Marcus Miller のスラップ・ベースが超かっこいい。Al Foster の、スネア中心の乾いたドラミングと素晴らしいマッチング。
そして Mike Stern のハードロックな轟音ギター。
帝王復活アルバムの幕開けを飾る斬新なJazz。
Tr.2 Back Seat Betty
これはB組+Barry Finnerty の演奏。Barry もかっこいい轟音ギターを弾いているよ。
Tr.3 Shout
これがA組+Barry Finnerty の演奏。
作曲のクレジットは Glenn Burris だが、Randy Hall と Robery Irving III の寄与も大。

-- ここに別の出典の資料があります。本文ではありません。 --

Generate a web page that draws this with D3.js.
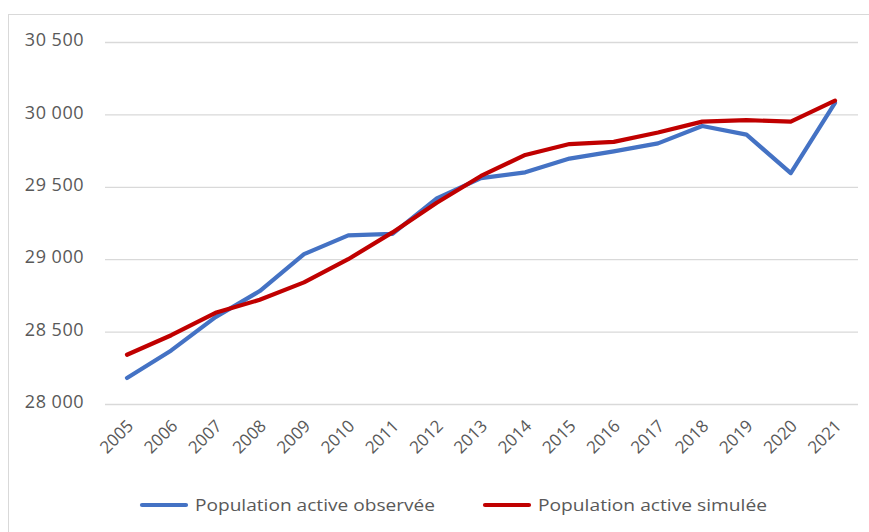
<!DOCTYPE html>
<html>
<head>
<meta charset="utf-8">
<script src="https://cdn.jsdelivr.net/npm/d3@7"></script>
<style>
  html, body { margin: 0; padding: 0; background: #ffffff; }
  svg { display: block; }
  text { font-family: "Open Sans", "Noto Sans", sans-serif; fill: #595959; }
</style>
</head>
<body>
<svg id="chart" width="869" height="532"></svg>
<script>
const years = ["2005","2006","2007","2008","2009","2010","2011","2012","2013","2014","2015","2016","2017","2018","2019","2020","2021"];
const observed = [28180, 28370, 28600, 28780, 29035, 29165, 29175, 29420, 29560, 29600, 29695, 29745, 29800, 29920, 29860, 29595, 30080];
const simulated = [28340, 28475, 28630, 28720, 28840, 29000, 29185, 29390, 29575, 29720, 29795, 29810, 29875, 29950, 29960, 29950, 30095];
const yTicks = [28000, 28500, 29000, 29500, 30000, 30500];
const seriesNames = ["Population active observée", "Population active simulée"];
const seriesColors = ["#4472C4", "#C00000"];

const svg = d3.select("#chart");

// outer frame
svg.append("rect")
  .attr("x", 8.5).attr("y", 14.5)
  .attr("width", 900).attr("height", 600)
  .attr("fill", "none").attr("stroke", "#d9d9d9").attr("stroke-width", 1);

const x = d3.scalePoint().domain(years).range([127, 835]);
const y = d3.scaleLinear().domain([28000, 30500]).range([404, 42]);

const fmt = v => d3.format(",")(v).replace(/,/g, " ");

// gridlines
const yAxis = d3.axisLeft(y).tickValues(yTicks).tickSize(-(858 - 105)).tickFormat(fmt).tickPadding(21);
const gy = svg.append("g").attr("transform", "translate(105,0)").call(yAxis);
gy.select(".domain").remove();
gy.selectAll(".tick line").attr("stroke", "#d9d9d9").attr("stroke-width", 1.3);
gy.selectAll(".tick text")
  .attr("fill", "#595959")
  .style("font-size", "18px")
  .style("letter-spacing", "0.5px")
  .attr("dy", "0.2em");

// x axis labels
const xAxis = d3.axisBottom(x).tickSize(0).tickPadding(0);
const gx = svg.append("g").attr("transform", "translate(0,404)").call(xAxis);
gx.select(".domain").remove();
gx.selectAll(".tick text")
  .attr("fill", "#595959")
  .style("font-size", "17px")
  .attr("text-anchor", "end")
  .attr("dy", null)
  .attr("transform", "translate(7,23) rotate(-45)");

// lines
const line = d3.line().x((d, i) => x(years[i])).y(d => y(d));
[observed, simulated].forEach((s, k) => {
  svg.append("path")
    .datum(s)
    .attr("d", line)
    .attr("fill", "none")
    .attr("stroke", seriesColors[k])
    .attr("stroke-width", 4.2)
    .attr("stroke-linejoin", "round")
    .attr("stroke-linecap", "round");
});

// legend
const legendX = [140, 483];
const legendW = [240, 229];
seriesNames.forEach((name, k) => {
  const g = svg.append("g").attr("transform", `translate(${legendX[k]},505)`);
  g.append("line")
    .attr("x1", 2).attr("x2", 46).attr("y1", 0).attr("y2", 0)
    .attr("stroke", seriesColors[k]).attr("stroke-width", 4.2)
    .attr("stroke-linecap", "round");
  g.append("text")
    .attr("x", 55).attr("y", 0).attr("dy", "0.35em")
    .style("font-size", "17px")
    .attr("textLength", legendW[k])
    .attr("lengthAdjust", "spacingAndGlyphs")
    .text(name);
});
</script>
</body>
</html>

確かにB組の奏でる現代的(その後のMiles的)かっこいいJazzとは少し異なる曲調なのだが、ちょっと哀愁が混じった都会的Popなサウンドが僕は結構好きだったりする。
Tr.4 Aida
今度はB組+Barry Finnertyの演奏。
Marcus のBから始まるのだが、これがもうかっこいい。
Barry の g も素敵。
そして復活した Miles のホーンは生命力と喜びに満ちあふれている。
Tr.5 The Man With The Horn
説明は不要とは思うが、タイトルの「ホーン(喇叭)を携えた男」とは Miles のこと。
これはA組+Barry Finnerty の演奏。そして Randy Hall が素晴らしい声で歌う。
Miles 的には色々試行錯誤してB組を以て完成形に辿り着いたわけだけど、アルバムタイトルにはA組のこれを持ってきたわけだ。
甥っ子の Vince (Willburn) はきっと嬉しかったと思うよ。
御大はまだ復活途上で、tpにエフェクトをかけてちょっと誤魔化している。でもここから復活は始まったわけだ。
Tr.6 Ursula
イントロからの Marcus のプレイに惚れた。
B組+Barry Finnertyの演奏。
既に御大は完全(ではないかもしれないが)復活している。
作曲クレジットは御大だが、まあ Marcus あってのこの曲だろう。
Miles Davis のバンドは、Miles 学校と称されるように過去数々の名プレーヤーを育てて世に出していったわけだが、Marcus Miller もその一人となっていくのだ。